Written task ->
Pictures excluded, return the lines below from the first through the line holding "y_range = [10000, 50000]".

--

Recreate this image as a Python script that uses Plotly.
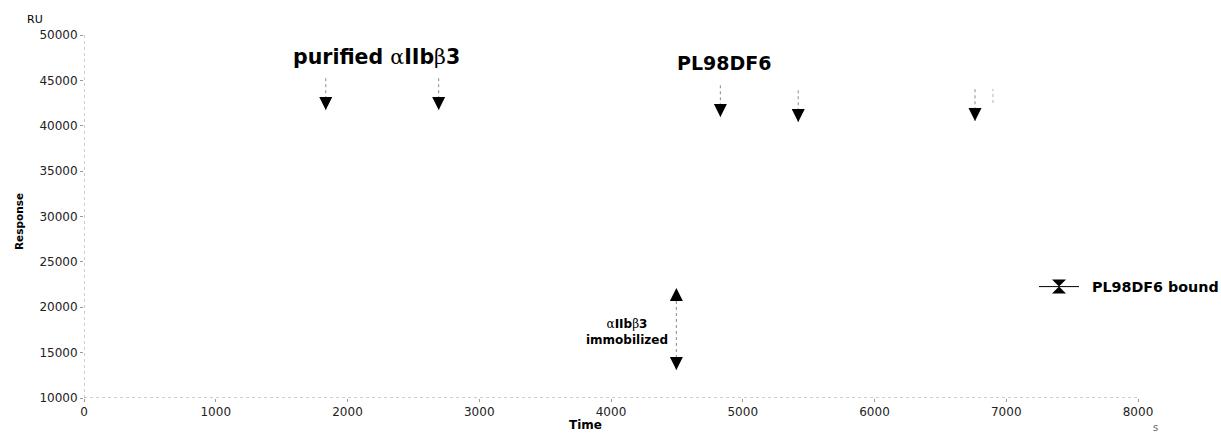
import plotly.graph_objects as go

# ---- data ----
x_ticks = [0, 1000, 2000, 3000, 4000, 5000, 6000, 7000, 8000]
y_ticks = [10000, 15000, 20000, 25000, 30000, 35000, 40000, 45000, 50000]
x_range = [0, 8000]
y_range = [10000, 50000]

purified_times = [1835, 2692]          # s, injection of purified aIIbb3
purified_tips = [41740, 41740]         # RU, arrow tip level
pl_times = [4830, 5421, 6763]          # s, PL98DF6 injections
pl_tips = [40960, 40410, 40520]        # RU
immob_time = 4496                      # s
immob_low, immob_high = 13085, 22121   # RU, immobilized level span
faint_trace_t = [6899, 6899]           # faint remnant of sensorgram
faint_trace_r = [42510, 44050]
legend_label = "PL98DF6 bound"

STEM = 3500  # RU length of the arrow stems

FONT = "DejaVu Sans"
fig = go.Figure()

def add_down_arrows(times, tips):
    for t, tip in zip(times, tips):
        fig.add_trace(go.Scatter(x=[t, t], y=[tip + STEM, tip], mode="lines",
                                 line=dict(color="#8a8a8a", width=1, dash="dot"),
                                 showlegend=False, hoverinfo="skip"))
    fig.add_trace(go.Scatter(x=times, y=tips, mode="markers",
                             marker=dict(symbol="arrow-down", size=13, color="black",
                                         line=dict(width=0)),
                             showlegend=False, hoverinfo="skip"))

add_down_arrows(purified_times, purified_tips)
add_down_arrows(pl_times, pl_tips)

# immobilized double arrow
fig.add_trace(go.Scatter(x=[immob_time, immob_time], y=[immob_low, immob_high], mode="lines",
                         line=dict(color="#8a8a8a", width=1, dash="dot"),
                         showlegend=False, hoverinfo="skip"))
fig.add_trace(go.Scatter(x=[immob_time], y=[immob_high], mode="markers",
                         marker=dict(symbol="arrow-up", size=13, color="black"),
                         showlegend=False, hoverinfo="skip"))
fig.add_trace(go.Scatter(x=[immob_time], y=[immob_low], mode="markers",
                         marker=dict(symbol="arrow-down", size=13, color="black"),
                         showlegend=False, hoverinfo="skip"))

fig.add_trace(go.Scatter(x=faint_trace_t, y=faint_trace_r, mode="lines",
                         line=dict(color="#b5b5b5", width=1, dash="dot"),
                         showlegend=False, hoverinfo="skip"))

# legend entry (symbol only; label drawn as text next to it)
fig.add_trace(go.Scatter(x=[None], y=[None], mode="lines+markers",
                         name="\u00a0",
                         line=dict(color="black", width=1),
                         marker=dict(symbol="hourglass", size=14, color="black")))

# dotted axis lines
fig.add_shape(type="line", x0=x_range[0], x1=x_range[1], y0=y_range[0], y1=y_range[0],
              line=dict(color="#9a9a9a", width=1, dash="dot"), layer="below")
fig.add_shape(type="line", x0=x_range[0], x1=x_range[0], y0=y_range[0], y1=y_range[1],
              line=dict(color="#9a9a9a", width=1, dash="dot"), layer="below")

greek = "<span style='font-family:DejaVu Serif;font-weight:normal'>%s</span>"
alpha = greek % "α"
beta = greek % "β"

L, R, T, B, W, H = 84, 83, 35, 35, 1221, 433
pw, ph = W - L - R, H - T - B

def px(xp):
    return (xp - L) / pw

def py(yp):
    return (H - B - yp) / ph

annots = [
    dict(x=px(376), y=py(57), text="<b>purified " + alpha + "IIb" + beta + "3</b>", size=20.5),
    dict(x=px(724), y=py(63), text="<b>PL98DF6</b>", size=19),
    dict(x=px(627), y=py(332), text="<b>" + alpha + "IIb" + beta + "3<br>immobilized</b>", size=12),
    dict(x=px(35), y=py(20), text="RU", size=11),
    dict(x=px(585), y=py(425), text="<b>Time</b>", size=12),
    dict(x=px(1155), y=py(427), text="s", size=10, color="#666"),
]
for a in annots:
    fig.add_annotation(x=a["x"], y=a["y"], xref="paper", yref="paper", text=a["text"],
                       showarrow=False, xanchor="center", yanchor="middle",
                       font=dict(family=FONT, size=a["size"], color=a.get("color", "black")))
fig.add_annotation(x=px(19), y=py(222), xref="paper", yref="paper", text="<b>Response</b>",
                   textangle=-90, showarrow=False, xanchor="center", yanchor="middle",
                   font=dict(family=FONT, size=10.5, color="black"))
fig.add_annotation(x=px(1090), y=py(287), xref="paper", yref="paper",
                   text="<b>" + legend_label + "</b>", showarrow=False,
                   xanchor="left", yanchor="middle",
                   font=dict(family=FONT, size=14.3, color="black"))

fig.update_layout(
    width=W, height=H,
    margin=dict(l=L, r=R, t=T, b=B, pad=0),
    paper_bgcolor="white", plot_bgcolor="white",
    font=dict(family=FONT, size=12, color="#222"),
    showlegend=True,
    legend=dict(x=px(1034), y=py(287), xanchor="left", yanchor="middle",
                bgcolor="rgba(0,0,0,0)", borderwidth=0, itemwidth=40,
                font=dict(family=FONT, size=14, color="black")),
    xaxis=dict(range=x_range, tickvals=x_ticks, ticktext=[str(v) for v in x_ticks],
               showgrid=False, zeroline=False, showline=False,
               ticks="outside", ticklen=3, tickcolor="#999", tickfont=dict(size=12, color="#222")),
    yaxis=dict(range=y_range, tickvals=y_ticks, ticktext=[str(v) for v in y_ticks],
               showgrid=False, zeroline=False, showline=False,
               ticks="outside", ticklen=3, tickcolor="#999", tickfont=dict(size=12, color="#222")),
)

fig.write_html("out.html", config={"displayModeBar": False},
               post_script="document.body.style.margin='0';document.body.style.overflow='hidden';")
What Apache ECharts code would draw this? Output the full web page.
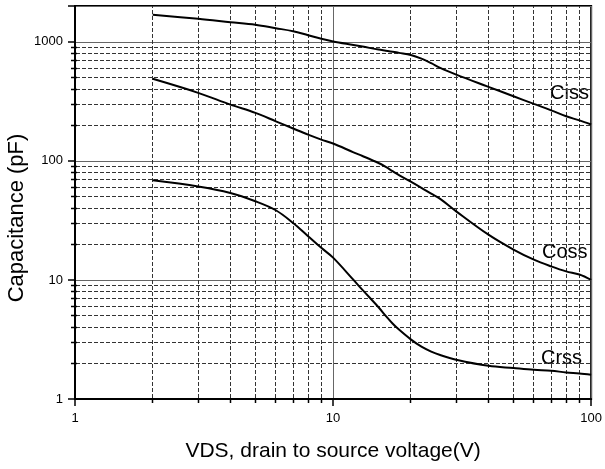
<!DOCTYPE html>
<html>
<head>
<meta charset="utf-8">
<script src="https://cdn.jsdelivr.net/npm/echarts@6/dist/echarts.min.js"></script>
<style>html,body{margin:0;padding:0;background:#fff}#c{width:605px;height:469px}</style>
</head>
<body>
<div id="c"></div>
<script>
// Drain-to-source voltage (V)
const vds  = [2, 3, 4, 5, 6, 7, 8, 9, 10, 12, 13, 15, 16, 17, 18, 20, 22, 24, 26, 30, 40, 50, 60, 70, 80, 90, 100];
// Capacitances (pF)
const ciss = [1687, 1561, 1462, 1390, 1301, 1228, 1136, 1060, 1006, 940, 912, 861, 843, 826, 808, 775, 722, 662, 604, 531, 419, 349, 301, 266, 237, 219, 202];
const coss = [489, 373, 297, 253, 215, 187, 166, 151, 140, 118, 110, 96, 89, 82, 76, 67, 59.4, 53, 48, 37.7, 24, 18, 14.8, 13, 11.8, 11.1, 10];
const crss = [68.7, 61, 53.8, 45.8, 38.5, 30.1, 23.3, 18.6, 15.4, 10, 8.25, 5.9, 4.99, 4.31, 3.83, 3.17, 2.75, 2.5, 2.34, 2.14, 1.9, 1.82, 1.76, 1.73, 1.67, 1.64, 1.6];
// Axis extents and minor grid values
const xRange = [1, 100];
const yRange = [1, 2000];
const xMinor = [2, 3, 4, 5, 6, 7, 8, 9, 20, 30, 40, 50, 60, 70, 80, 90];
const yMinor = [2, 3, 4, 5, 6, 7, 8, 9, 20, 30, 40, 50, 60, 70, 80, 90, 200, 300, 400, 500, 600, 700, 800, 900];
const seriesNames = ['Ciss', 'Coss', 'Crss'];

const FONT = 'Arial, "Liberation Sans", sans-serif';
const chart = echarts.init(document.getElementById('c'), null, {renderer: 'canvas'});

function isPow10(v) {
  const l = Math.log10(v);
  return Math.abs(l - Math.round(l)) < 1e-6;
}

function pair(xs, ys) { return xs.map((x, i) => [x, ys[i]]); }

const hData = yMinor.map(v => [xRange[0], v]);
const vData = xMinor.map(v => [v, yRange[0]]);

function crisp(v) { return Math.round(v - 0.5) + 0.5; }

function curve(name, ys) {
  return {type: 'line', name: name, z: 3, data: pair(vds, ys), showSymbol: false,
    smooth: 0.35, lineStyle: {color: '#000', width: 2}};
}

const option = {
  animation: false,
  backgroundColor: '#fff',
  grid: {left: 75, right: 12, top: 6, bottom: 70, show: true, borderColor: '#000', borderWidth: 2, backgroundColor: 'transparent'},
  xAxis: {
    type: 'log', logBase: 10, min: xRange[0], max: xRange[1],
    name: 'VDS, drain to source voltage(V)', nameLocation: 'middle', nameGap: 42,
    nameTextStyle: {fontFamily: FONT, fontSize: 21, color: '#000'},
    axisLine: {show: true, lineStyle: {color: '#000', width: 2}},
    axisTick: {show: true, length: 7, lineStyle: {color: '#000', width: 1.5}},
    axisLabel: {fontFamily: FONT, fontSize: 13, color: '#000', margin: 13,
      formatter: v => isPow10(v) ? String(Math.round(v)) : ''},
    splitLine: {show: true, lineStyle: {color: '#666', width: 1, type: 'solid'}}
  },
  yAxis: {
    type: 'log', logBase: 10, min: yRange[0], max: yRange[1],
    axisLine: {show: true, lineStyle: {color: '#000', width: 2}},
    axisTick: {show: true, length: 7, lineStyle: {color: '#000', width: 1.5}},
    axisLabel: {fontFamily: FONT, fontSize: 13, color: '#000', margin: 12,
      formatter: v => isPow10(v) ? String(Math.round(v)) : ''},
    splitLine: {show: true, lineStyle: {color: '#666', width: 1, type: 'solid'}}
  },
  graphic: [
    {type: 'text', x: 17, y: 218, rotation: Math.PI / 2,
      style: {text: 'Capacitance (pF)', font: '22px ' + FONT, fill: '#000', align: 'center', verticalAlign: 'middle'}},
    {type: 'text', x: 550, y: 93,
      style: {text: seriesNames[0], font: '20px ' + FONT, fill: '#000', align: 'left', verticalAlign: 'middle'}},
    {type: 'text', x: 542, y: 252,
      style: {text: seriesNames[1], font: '20px ' + FONT, fill: '#000', align: 'left', verticalAlign: 'middle'}},
    {type: 'text', x: 541, y: 358,
      style: {text: seriesNames[2], font: '20px ' + FONT, fill: '#000', align: 'left', verticalAlign: 'middle'}}
  ],
  series: [
    {
      type: 'custom', name: 'hgrid', z: 1, clip: false, silent: true,
      data: hData,
      encode: {x: 0, y: 1},
      renderItem: function (params, api) {
        const v = api.value(1);
        const p0 = api.coord([xRange[0], v]);
        const p1 = api.coord([xRange[1], v]);
        const y = crisp(p0[1]);
        return {type: 'group', children: [
          {type: 'line', shape: {x1: p0[0] + 1, y1: y, x2: p1[0], y2: y},
            style: {stroke: '#333', lineWidth: 1, lineDash: [4, 2]}},
          {type: 'line', shape: {x1: p0[0] - 4, y1: y, x2: p0[0] + 2, y2: y},
            style: {stroke: '#000', lineWidth: 1.5}}
        ]};
      }
    },
    {
      type: 'custom', name: 'vgrid', z: 1, clip: false, silent: true,
      data: vData,
      encode: {x: 0, y: 1},
      renderItem: function (params, api) {
        const v = api.value(0);
        const p0 = api.coord([v, yRange[0]]);
        const p1 = api.coord([v, yRange[1]]);
        const x = crisp(p0[0]);
        return {type: 'group', children: [
          {type: 'line', shape: {x1: x, y1: p0[1] - 1, x2: x, y2: p1[1]},
            style: {stroke: '#333', lineWidth: 1, lineDash: [4, 2]}},
          {type: 'line', shape: {x1: x, y1: p0[1], x2: x, y2: p0[1] + 4},
            style: {stroke: '#000', lineWidth: 1.5}}
        ]};
      }
    },
    curve(seriesNames[0], ciss),
    curve(seriesNames[1], coss),
    curve(seriesNames[2], crss)
  ]
};
chart.setOption(option);
</script>
</body>
</html>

--

Response to this exercise ->
Recreate this image as a Python script that uses Plotly.
import plotly.graph_objects as go

# ---- data ----
x_ticks = [0, 1000, 2000, 3000, 4000, 5000, 6000, 7000, 8000]
y_ticks = [10000, 15000, 20000, 25000, 30000, 35000, 40000, 45000, 50000]
x_range = [0, 8000]
y_range = [10000, 50000]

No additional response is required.